First aired on The Sunday Edition (29/04/12)
We're all familiar with the axiom that children are the future. And it stands to reason that, as they will someday inherit the places of their parents and members of the older generation, society should protect their health and provide them with ample opportunities to better themselves.
Yet psychotherapist and author Elisabeth Young-Bruehl was aware of a disturbing truth. She believed that children as a group have been victims of systemic oppression and prejudicial policy for years in her home country of the United States. She dubbed it "childism."
Young-Bruehl wrote a book about the subject entitled Childism: Confronting Prejudice Against Children
, but died last December before it was published. It's out now, and Carol Gilligan, a psychologist and professor at New York University, as well as a supporter of Young-Bruehl, says it's a "breakthrough book" and hopes it will draw attention to the issue like never before.

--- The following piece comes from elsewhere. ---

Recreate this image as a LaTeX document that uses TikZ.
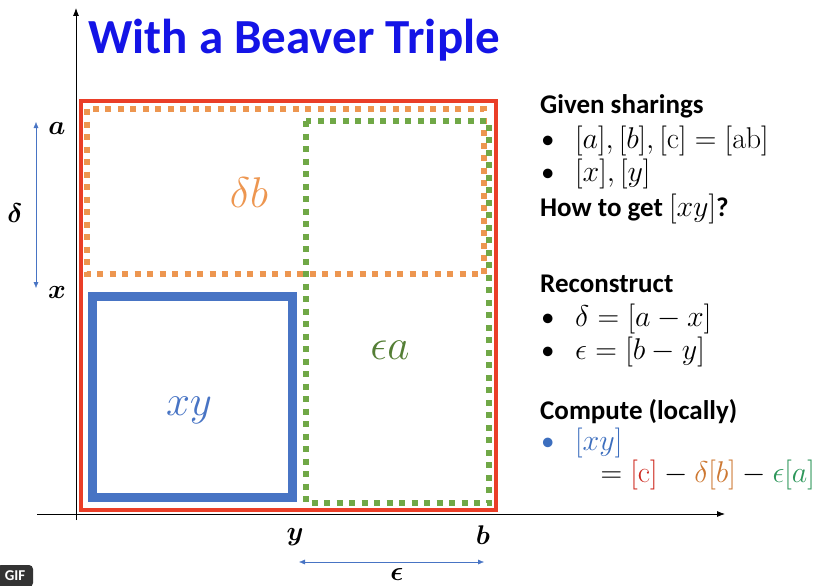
\documentclass[tikz,border=0pt]{standalone}
\usepackage{fix-cm}
\usepackage{amsmath, amssymb}
\usepackage[no-math]{fontspec}
\setmainfont{Carlito}
\usepackage{tikz}
\usetikzlibrary{calc, positioning, arrows.meta}
\definecolor{boxRed}{RGB}{234, 62, 40}
\definecolor{boxOrange}{RGB}{237, 150, 80}
\definecolor{boxGreen}{RGB}{112, 168, 70}
\definecolor{boxBlue}{RGB}{72, 116, 196}
\definecolor{titleBlue}{RGB}{20, 20, 230}
\definecolor{termRed}{RGB}{205, 40, 30}
\definecolor{termOrange}{RGB}{205, 120, 50}
\definecolor{termGreen}{RGB}{45, 150, 90}
\definecolor{termBlue}{RGB}{60, 110, 190}

\tikzset{
  sqdots/.style={line width=5.5pt, dash pattern=on 6pt off 6.5pt},
  axislbl/.style={font=\fontsize{27}{27}\selectfont},
  rtext/.style={anchor=base west, inner sep=0pt, font=\fontsize{27}{30}\selectfont},
  rmath/.style={anchor=base west, inner sep=0pt, font=\fontsize{30}{32}\selectfont},
  rhead/.style={rtext, font=\fontsize{27}{30}\selectfont\bfseries},
  areatxt/.style={font=\fontsize{43}{43}\selectfont},
  spanarrow/.style={{Latex[length=6pt,width=5pt]}-{Latex[length=6pt,width=5pt]}, boxBlue, thin},
}

\begin{document}
\begin{tikzpicture}[x=1pt, y=-1pt]
  \useasboundingbox (0,0) rectangle (819,586);

  % Title
  \node[anchor=base west, inner sep=0pt, text=titleBlue,
        font=\fontsize{49}{49}\selectfont\bfseries] (title) at (88,54) {With a Beaver Triple};

  % Axes
  \coordinate (ybot) at (76,520);
  \coordinate (ytop) at (76,8);
  \coordinate (xleft) at (37,514);
  \coordinate (xright) at (725,514);
  \draw[-{Latex[length=8pt,width=6pt]}, thick] (ybot) -- (ytop);
  \draw[-{Latex[length=8pt,width=6pt]}, thick] (xleft) -- (xright);

  % Rectangles: [c]=[ab], delta*b, epsilon*a, xy
  \draw[boxRed, line width=4pt] (81,101) rectangle (496,510);
  \draw[boxOrange, sqdots] (87,109) rectangle (484,274);
  \draw[boxGreen, sqdots] (306,121) rectangle (489,503);
  \draw[boxBlue, line width=9pt] (92,296) rectangle (292,497);

  % Area labels
  \node[areatxt, text=boxOrange] (db) at (249,193) {$\delta b$};
  \node[areatxt, text=boxGreen!75!black] (ea) at (390,350) {$\epsilon a$};
  \node[areatxt, text=boxBlue] (xy) at (189,410) {$xy$};

  % Side lengths
  \node[axislbl] (la) at (57,128) {$\boldsymbol{a}$};
  \node[axislbl] (lx) at (57,292) {$\boldsymbol{x}$};
  \node[axislbl] (ly) at (295,537) {$\boldsymbol{y}$};
  \node[axislbl] (lb) at (483,535) {$\boldsymbol{b}$};
  \coordinate (dtop) at (36,122);
  \coordinate (dbot) at (36,288);
  \coordinate (eleft) at (299,562);
  \coordinate (eright) at (484,562);
  \draw[spanarrow] (dtop) -- (dbot);
  \draw[spanarrow] (eleft) -- (eright);
  \node[axislbl] (ld) at (15,213) {$\boldsymbol{\delta}$};
  \node[axislbl] (le) at (397,574) {$\boldsymbol{\epsilon}$};

  % Right-hand text
  \node[rhead] (given) at (540,113) {Given sharings};
  \node[rtext] (bul1) at (541,148) {\textbullet};
  \node[rmath] (abc) at (575,148) {$[a], [b], [\mathrm{c}] = [\mathrm{ab}]$};
  \node[rtext] (bul2) at (541,181) {\textbullet};
  \node[rmath] (xandy) at (575,181) {$[x], [y]$};
  \node[rhead] (howto) at (540,216) {How to get {\fontsize{30}{32}\selectfont$[xy]$}?};

  \node[rhead] (recon) at (540,292) {Reconstruct};
  \node[rtext] (bul3) at (541,326) {\textbullet};
  \node[rmath] (delta) at (575,326) {$\delta = [a - x]$};
  \node[rtext] (bul4) at (541,359) {\textbullet};
  \node[rmath] (eps) at (575,359) {$\epsilon = [b - y]$};

  \node[rhead] (comp) at (540,419) {Compute (locally)};
  \node[rtext, text=termBlue] (bul5) at (541,450) {\textbullet};
  \node[rmath, text=termBlue] (xyshare) at (575,450) {$[xy]$};
  \node[rmath, anchor=base east] (result) at (815,482)
    {$= \textcolor{termRed}{[\mathrm{c}]} - \textcolor{termOrange}{\delta[b]} - \textcolor{termGreen}{\epsilon[a]}$};

  % Player badge
  \node[fill=black!80, rounded corners=4pt, text=white, inner sep=0pt,
        minimum width=36pt, minimum height=22pt,
        font=\fontsize{15}{15}\selectfont\bfseries] (gif) at (15,576) {GIF};
\end{tikzpicture}
\end{document}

"It's really hard to get one's mind around it, which is how come in the United States, which is one of the wealthiest, if not the wealthiest nation in the world, how come we were the only ones who didn't sign the U.N. convention to protect children," Gilligan told The Sunday Edition's Michael Enright during a recent interview.

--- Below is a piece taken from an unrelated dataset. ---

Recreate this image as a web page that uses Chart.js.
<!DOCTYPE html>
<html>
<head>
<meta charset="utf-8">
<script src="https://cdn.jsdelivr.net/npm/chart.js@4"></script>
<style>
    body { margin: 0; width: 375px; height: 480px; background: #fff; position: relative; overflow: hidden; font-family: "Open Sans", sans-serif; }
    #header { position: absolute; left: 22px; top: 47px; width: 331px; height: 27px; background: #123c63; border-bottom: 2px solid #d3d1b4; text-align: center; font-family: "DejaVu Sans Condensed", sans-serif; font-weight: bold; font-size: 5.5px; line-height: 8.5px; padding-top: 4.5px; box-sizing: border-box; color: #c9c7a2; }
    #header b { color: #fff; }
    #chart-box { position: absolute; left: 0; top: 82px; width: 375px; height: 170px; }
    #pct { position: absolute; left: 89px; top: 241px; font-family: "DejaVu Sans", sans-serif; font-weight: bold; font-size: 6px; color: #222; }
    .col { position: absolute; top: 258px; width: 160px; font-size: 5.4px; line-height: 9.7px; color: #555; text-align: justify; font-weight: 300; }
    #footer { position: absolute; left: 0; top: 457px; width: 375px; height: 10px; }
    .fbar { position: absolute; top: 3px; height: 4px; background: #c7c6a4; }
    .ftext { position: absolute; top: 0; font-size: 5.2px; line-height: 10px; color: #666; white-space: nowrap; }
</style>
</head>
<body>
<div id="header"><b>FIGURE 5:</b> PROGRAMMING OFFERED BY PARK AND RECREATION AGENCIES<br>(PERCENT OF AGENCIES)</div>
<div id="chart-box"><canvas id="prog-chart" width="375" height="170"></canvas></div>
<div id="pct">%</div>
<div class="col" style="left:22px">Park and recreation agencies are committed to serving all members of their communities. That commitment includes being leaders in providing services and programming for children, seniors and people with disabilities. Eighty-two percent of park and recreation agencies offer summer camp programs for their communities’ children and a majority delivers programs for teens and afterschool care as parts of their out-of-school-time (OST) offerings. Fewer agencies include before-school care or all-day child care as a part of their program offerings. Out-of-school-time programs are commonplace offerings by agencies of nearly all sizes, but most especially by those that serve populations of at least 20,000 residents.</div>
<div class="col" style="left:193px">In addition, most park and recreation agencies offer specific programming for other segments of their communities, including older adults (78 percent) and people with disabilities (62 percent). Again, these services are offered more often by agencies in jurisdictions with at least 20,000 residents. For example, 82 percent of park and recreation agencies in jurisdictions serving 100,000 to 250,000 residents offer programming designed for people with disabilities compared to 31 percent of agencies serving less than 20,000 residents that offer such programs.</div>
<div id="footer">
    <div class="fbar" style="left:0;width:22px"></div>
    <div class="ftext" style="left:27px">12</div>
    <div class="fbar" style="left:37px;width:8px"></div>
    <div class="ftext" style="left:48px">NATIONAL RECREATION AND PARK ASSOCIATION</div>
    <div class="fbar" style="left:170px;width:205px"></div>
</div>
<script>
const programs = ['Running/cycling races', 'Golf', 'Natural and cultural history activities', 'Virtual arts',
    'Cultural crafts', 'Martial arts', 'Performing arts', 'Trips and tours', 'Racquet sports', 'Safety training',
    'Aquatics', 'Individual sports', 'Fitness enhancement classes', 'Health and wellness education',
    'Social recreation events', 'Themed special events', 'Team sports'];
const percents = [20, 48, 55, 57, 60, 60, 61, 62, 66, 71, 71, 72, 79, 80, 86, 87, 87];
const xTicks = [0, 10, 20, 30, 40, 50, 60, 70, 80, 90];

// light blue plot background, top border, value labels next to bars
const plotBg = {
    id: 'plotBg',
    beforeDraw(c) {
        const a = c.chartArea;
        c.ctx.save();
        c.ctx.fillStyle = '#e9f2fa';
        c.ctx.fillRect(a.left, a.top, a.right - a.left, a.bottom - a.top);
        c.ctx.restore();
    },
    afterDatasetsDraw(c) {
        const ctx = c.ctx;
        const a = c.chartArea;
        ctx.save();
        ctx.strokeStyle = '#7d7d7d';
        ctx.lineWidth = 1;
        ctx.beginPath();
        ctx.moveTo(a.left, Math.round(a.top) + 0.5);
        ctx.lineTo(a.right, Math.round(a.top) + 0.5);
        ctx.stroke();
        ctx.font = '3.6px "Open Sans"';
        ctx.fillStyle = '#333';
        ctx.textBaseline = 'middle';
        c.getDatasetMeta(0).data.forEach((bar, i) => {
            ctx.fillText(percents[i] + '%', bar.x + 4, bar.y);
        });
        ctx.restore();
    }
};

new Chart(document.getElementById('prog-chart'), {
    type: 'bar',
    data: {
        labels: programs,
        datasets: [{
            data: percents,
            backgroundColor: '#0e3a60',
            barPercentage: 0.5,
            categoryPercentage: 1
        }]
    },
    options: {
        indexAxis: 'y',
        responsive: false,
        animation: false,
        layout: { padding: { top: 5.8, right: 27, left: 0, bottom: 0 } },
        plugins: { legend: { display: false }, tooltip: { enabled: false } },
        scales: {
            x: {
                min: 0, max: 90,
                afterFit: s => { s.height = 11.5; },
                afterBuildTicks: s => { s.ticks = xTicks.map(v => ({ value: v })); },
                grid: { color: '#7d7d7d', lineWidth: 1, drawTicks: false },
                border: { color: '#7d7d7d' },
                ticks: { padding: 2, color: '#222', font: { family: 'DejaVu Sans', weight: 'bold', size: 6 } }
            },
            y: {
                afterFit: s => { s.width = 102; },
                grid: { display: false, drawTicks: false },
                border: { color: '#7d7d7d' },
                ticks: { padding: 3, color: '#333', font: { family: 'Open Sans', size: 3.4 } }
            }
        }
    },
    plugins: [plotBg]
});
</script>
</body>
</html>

"How come we have such a high rate of children living in poverty? And such a disparity in the quality of education between children who are advantaged and not? And these rates of child abuse? It's almost incomprehensible. And Elisabeth Young-Bruehl says this is a reflection of a systematic prejudice that targets children."
It's a psychologically complex issue because discriminating against children is not like discrimination against any other group. After all, we were all once children and should be able to remember what it was to be young and vulnerable. We know exactly what it's like to walk in their small shoes. Young-Bruehl postulated that part of the problem may be how some societies value qualities that aren't necessarily associated with children, Gilligan says. To become an adult, many of us are told, means having to let go of "childish" behaviour or open feelings of dependency.
"If you have a society that values independence and children are dependent, then we have to, in a sense, disassociate ourselves from our own needs for comfort and relationships and love."
In other words, adults may see in children what they used to be, and have since left behind. It's an unsettling conflict, especially because humans have proven to be nurturing creatures when it comes to their offspring, Gilligan says.
"It's really in our nature to care for our children. That's our future. On the face of it, it doesn't make any sense to treat children badly, and yet one of the surprising things in her book is she talks about how even advantaged parents, you know, can be guilty of childism. So you have to look at its personal/psychological roots, also what's going on in the society as a whole."
According to Young-Bruehl, the roots of modern anti-child policies can be traced to the early 1970s, when U.S. President Richard Nixon vetoed the Comprehensive Child Development Act that had been passed by both the House and Senate. This bill would have led to the development of a multi-billion-dollar national daycare system that could have reduced pressure on the welfare system by making it easier for single parents to work and take care of their children. Young-Bruehl, Gilligan and other critics contend that this was a backlash against the civil rights movements of the previous decade and that the government of the day wanted to maintain the status quo (i.e., white patriarchy).
"It promoted a kind of societal ethos, you could say, where adults were told 'You don't really have to care about children.'"
Elisabeth Young-Bruehl believed that prejudice against children will only end when children are brought into the conversation. Gilligan notes the book's point that progress came in the battle against racism and sexism when the voices of the groups that were targeted were included. What adults need to do, Young-Bruehl had argued, was start listening to children.